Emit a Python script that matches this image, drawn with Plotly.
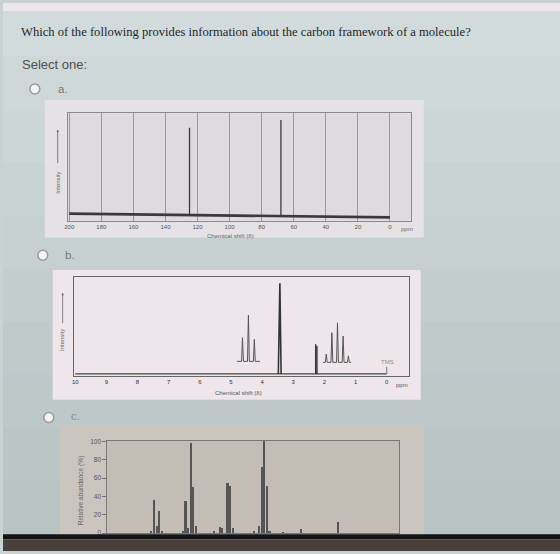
import plotly.graph_objects as go

W, H = 560, 554
def px(x): return x / W
def py(y): return 1 - y / H

# ---------------- data ----------------
# Panel a: 13C NMR spectrum
c13_ticks = [200, 180, 160, 140, 120, 100, 80, 60, 40, 20, 0]
c13_peak_ppm = [125, 68]
c13_peak_height = [0.868, 0.94]
c13_base_ppm = [200, 0]
c13_base_level = [0.065, 0.03]

# Panel b: 1H NMR spectrum
h1_ticks = [10, 9, 8, 7, 6, 5, 4, 3, 2, 1, 0]
h1_base_ppm = [10, 3.5, 3.36, 0]
h1_base_level = [0.017, 0.017, 0.017, 0.017]
h1_singlet_ppm = [3.43]
h1_singlet_height = [0.934]
h1_doublet_ppm = [2.28, 2.24]
h1_doublet_height = [0.317, 0.30]
h1_tms_ppm = [0]
h1_tms_height = [0.09]
h1_triplet_ppm = [4.63, 4.44, 4.25]
h1_triplet_height = [0.384, 0.61, 0.367]
h1_triplet_span = [4.81, 4.07]
h1_triplet_base = 0.144
h1_multi_ppm = [1.94, 1.76, 1.58, 1.40, 1.23]
h1_multi_height = [0.217, 0.434, 0.534, 0.40, 0.20]
h1_multi_span = [2.04, 1.14]
h1_multi_base = 0.134

# Panel c: mass spectrum
ms_mz = [14, 15, 16, 17, 18, 26, 27, 28, 29, 30, 31, 38, 40, 41, 43, 44, 45,
         53, 55, 56, 57, 58, 59, 64, 71, 85]
ms_abund = [2, 36, 7.5, 24, 2, 2, 35, 6, 98, 50, 7.5, 2, 7, 6, 55, 52, 6,
            2, 7.5, 72, 100, 51, 3, 1, 4.5, 12]
ms_yticks = [0, 20, 40, 60, 80, 100]

# ---------------- helpers ----------------
def sticks(xs, bases, tops):
    X, Y = [], []
    for x, b, t in zip(xs, bases, tops):
        X += [x, x, None]
        Y += [b, t, None]
    return X, Y

def multiplet(ppms, tops, span, base, w=0.03):
    X, Y = [span[0]], [base]
    for p, t in zip(ppms, tops):
        X += [p + w, p, p - w]
        Y += [base, t, base]
    X.append(span[1]); Y.append(base)
    return X, Y

fig = go.Figure()

# ---- panel a traces ----
fig.add_trace(go.Scatter(x=c13_base_ppm, y=c13_base_level, mode="lines",
                         line=dict(color="#3a3a3a", width=2.6), xaxis="x", yaxis="y",
                         hoverinfo="skip"))
base_at = [c13_base_level[0] + (c13_base_level[1] - c13_base_level[0]) * (200 - p) / 200
           for p in c13_peak_ppm]
X, Y = sticks(c13_peak_ppm, base_at, c13_peak_height)
fig.add_trace(go.Scatter(x=X, y=Y, mode="lines", line=dict(color="#3a3a3a", width=1.3),
                         xaxis="x", yaxis="y", hoverinfo="skip"))

# ---- panel b traces ----
fig.add_trace(go.Scatter(x=h1_base_ppm, y=h1_base_level, mode="lines",
                         line=dict(color="#444", width=1.2), xaxis="x2", yaxis="y2",
                         hoverinfo="skip"))
X, Y = [], []
for p, t in zip(h1_singlet_ppm, h1_singlet_height):
    X += [p + 0.05, p, p - 0.04, None]
    Y += [h1_base_level[0], t, h1_base_level[0], None]
fig.add_trace(go.Scatter(x=X, y=Y, mode="lines", line=dict(color="#333", width=1.6),
                         xaxis="x2", yaxis="y2", hoverinfo="skip"))
X, Y = sticks(h1_doublet_ppm, [h1_base_level[0]] * 2, h1_doublet_height)
fig.add_trace(go.Scatter(x=X, y=Y, mode="lines", line=dict(color="#333", width=1.4),
                         xaxis="x2", yaxis="y2", hoverinfo="skip"))
X, Y = sticks(h1_tms_ppm, [h1_base_level[0]], h1_tms_height)
fig.add_trace(go.Scatter(x=X, y=Y, mode="lines", line=dict(color="#777", width=1),
                         xaxis="x2", yaxis="y2", hoverinfo="skip"))
for ppms, tops, span, base in [(h1_triplet_ppm, h1_triplet_height, h1_triplet_span, h1_triplet_base),
                               (h1_multi_ppm, h1_multi_height, h1_multi_span, h1_multi_base)]:
    X, Y = multiplet(ppms, tops, span, base)
    fig.add_trace(go.Scatter(x=X, y=Y, mode="lines", line=dict(color="#555", width=1),
                             xaxis="x2", yaxis="y2", hoverinfo="skip"))

# ---- panel c trace ----
fig.add_trace(go.Bar(x=ms_mz, y=ms_abund, width=0.6, marker=dict(color="#555", line=dict(width=0)),
                     xaxis="x3", yaxis="y3", hoverinfo="skip"))

tickfont = dict(family="Liberation Sans", size=6, color="#555")

fig.update_layout(
    width=W, height=H, margin=dict(l=0, r=0, t=0, b=0),
    paper_bgcolor="#c8d2d3", plot_bgcolor="rgba(0,0,0,0)", showlegend=False,
    bargap=0,
    xaxis=dict(domain=[px(65), px(410)], anchor="y", range=[201, -13],
               tickvals=c13_ticks, ticktext=[str(t) for t in c13_ticks],
               showgrid=True, gridcolor="#9a9a9a", gridwidth=1, zeroline=False,
               showline=True, mirror=True, linecolor="#8a8a8a", linewidth=1,
               ticks="", tickfont=tickfont, fixedrange=True),
    yaxis=dict(domain=[py(220), py(111.7)], anchor="x", range=[0, 1],
               showgrid=False, zeroline=False, showticklabels=False,
               showline=True, mirror=True, linecolor="#8a8a8a", linewidth=1),
    xaxis2=dict(domain=[px(71.7), px(408)], anchor="y2", range=[10.03, -0.71],
                tickvals=h1_ticks, ticktext=[str(t) for t in h1_ticks],
                showgrid=False, zeroline=False,
                showline=True, mirror=True, linecolor="#666", linewidth=1.2,
                ticks="", tickfont=dict(family="Liberation Sans", size=6, color="#333")),
    yaxis2=dict(domain=[py(376.7), py(276.7)], anchor="x2", range=[0, 1],
                showgrid=False, zeroline=False, showticklabels=False,
                showline=True, mirror=True, linecolor="#666", linewidth=1.2),
    xaxis3=dict(domain=[px(105), px(398)], anchor="y3", range=[-3, 108],
                showgrid=False, zeroline=False, showticklabels=False,
                showline=True, mirror=True, linecolor="#777", linewidth=1.2, ticks=""),
    yaxis3=dict(domain=[py(536), py(442.7)], anchor="x3", range=[0, 100.5],
                tickvals=ms_yticks, showgrid=False, zeroline=False,
                showline=True, mirror=True, linecolor="#777", linewidth=1.2,
                ticks="outside", ticklen=4, tickcolor="#777",
                tickfont=dict(family="Liberation Sans", size=6.5, color="#555")),
)

def rect(x0, y0, x1, y1, color, layer="below", line=None):
    return dict(type="rect", xref="paper", yref="paper",
                x0=px(x0), x1=px(x1), y0=py(y1), y1=py(y0),
                fillcolor=color, line=line or dict(width=0), layer=layer)

# soft vertical shading of the photographed screen background
bg_steps = ["#d2dbdc", "#cfd8d9", "#ccd6d7", "#c9d3d4", "#c6d0d1", "#c3cdce",
            "#c0cacb", "#bdc8c9", "#bac5c6", "#b8c3c4"]
shapes = []
band = 537 / len(bg_steps)
for i, c in enumerate(bg_steps):
    shapes.append(rect(0, i * band, 560, (i + 1) * band + 1, c))
shapes += [
    rect(0, 0, 560, 8, "#ece8e9"),
    # panel boxes
    rect(42, 98, 423, 237, "#e5e2e5"),
    rect(65, 111.7, 410, 220, "#dedbdf"),
    rect(50, 270, 420, 401, "#eee6eb"),
    rect(57, 427, 423, 537, "#cbc5bf"),
    rect(105, 442.7, 398, 536, "#c3bdb6"),
    # bottom bezel
    rect(0, 537, 560, 542.5, "#141414", layer="above"),
    rect(0, 542.5, 560, 554, "#4a403b", layer="above"),
]
for cx, cy in [(32, 87), (40, 255), (46, 419)]:
    shapes.append(dict(type="circle", xref="paper", yref="paper",
                       x0=px(cx - 5), x1=px(cx + 5), y0=py(cy + 5), y1=py(cy - 5),
                       fillcolor="#f3f3f3", line=dict(color="#9a9a9a", width=1.5)))
fig.update_layout(shapes=shapes)

ann = []
def text(x, y, s, size, color="#444", family="Liberation Sans", xanchor="left",
         yanchor="middle", angle=0):
    ann.append(dict(x=px(x), y=py(y), xref="paper", yref="paper", text=s, showarrow=False,
                    xanchor=xanchor, yanchor=yanchor, textangle=angle,
                    font=dict(family=family, size=size, color=color)))

text(16, 29, "Which of the following provides information about the carbon framework of a molecule?",
     12.6, "#262626", "Liberation Serif")
text(17, 62, "Select one:", 13, "#505050")
text(53, 87, "a.", 11.5, "#777")
text(60, 255, "b.", 11.5, "#777")
text(66, 418, "c.", 11.5, "#888")
text(229, 236, "Chemical shift (δ)", 6, "#666", xanchor="center")
text(398, 228, "ppm", 6, "#666")
text(237, 394.5, "Chemical shift (δ)", 6, "#555", xanchor="center")
text(393, 386, "ppm", 6, "#555")
text(387, 363, "TMS", 6, "#888", xanchor="center")
text(55, 182, "Intensity", 6, "#666", xanchor="center", angle=-90)
text(60, 341, "Intensity", 6, "#666", xanchor="center", angle=-90)
text(78, 493, "Relative abundance (%)", 6.5, "#666", xanchor="center", angle=-90)

for (x, ytop, ybot) in [(55, 128, 163), (60, 293, 325)]:
    ann.append(dict(x=px(x), y=py(ytop), xref="paper", yref="paper", text="",
                    showarrow=True, ax=0, ay=ybot - ytop, axref="pixel", ayref="pixel",
                    arrowhead=2, arrowsize=0.6, arrowwidth=0.8, arrowcolor="#666"))

fig.update_layout(annotations=ann)
fig.write_html("out.html")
======
Stated exercise
Transcribe the opening line of the listing above, please, and every line after it through the line with "fig = go.Figure()", word for word, without pictures.

Reply to the task
Emit a Python script that matches this image, drawn with Plotly.
import plotly.graph_objects as go

W, H = 560, 554
def px(x): return x / W
def py(y): return 1 - y / H

# ---------------- data ----------------
# Panel a: 13C NMR spectrum
c13_ticks = [200, 180, 160, 140, 120, 100, 80, 60, 40, 20, 0]
c13_peak_ppm = [125, 68]
c13_peak_height = [0.868, 0.94]
c13_base_ppm = [200, 0]
c13_base_level = [0.065, 0.03]

# Panel b: 1H NMR spectrum
h1_ticks = [10, 9, 8, 7, 6, 5, 4, 3, 2, 1, 0]
h1_base_ppm = [10, 3.5, 3.36, 0]
h1_base_level = [0.017, 0.017, 0.017, 0.017]
h1_singlet_ppm = [3.43]
h1_singlet_height = [0.934]
h1_doublet_ppm = [2.28, 2.24]
h1_doublet_height = [0.317, 0.30]
h1_tms_ppm = [0]
h1_tms_height = [0.09]
h1_triplet_ppm = [4.63, 4.44, 4.25]
h1_triplet_height = [0.384, 0.61, 0.367]
h1_triplet_span = [4.81, 4.07]
h1_triplet_base = 0.144
h1_multi_ppm = [1.94, 1.76, 1.58, 1.40, 1.23]
h1_multi_height = [0.217, 0.434, 0.534, 0.40, 0.20]
h1_multi_span = [2.04, 1.14]
h1_multi_base = 0.134

# Panel c: mass spectrum
ms_mz = [14, 15, 16, 17, 18, 26, 27, 28, 29, 30, 31, 38, 40, 41, 43, 44, 45,
         53, 55, 56, 57, 58, 59, 64, 71, 85]
ms_abund = [2, 36, 7.5, 24, 2, 2, 35, 6, 98, 50, 7.5, 2, 7, 6, 55, 52, 6,
            2, 7.5, 72, 100, 51, 3, 1, 4.5, 12]
ms_yticks = [0, 20, 40, 60, 80, 100]

# ---------------- helpers ----------------
def sticks(xs, bases, tops):
    X, Y = [], []
    for x, b, t in zip(xs, bases, tops):
        X += [x, x, None]
        Y += [b, t, None]
    return X, Y

def multiplet(ppms, tops, span, base, w=0.03):
    X, Y = [span[0]], [base]
    for p, t in zip(ppms, tops):
        X += [p + w, p, p - w]
        Y += [base, t, base]
    X.append(span[1]); Y.append(base)
    return X, Y

fig = go.Figure()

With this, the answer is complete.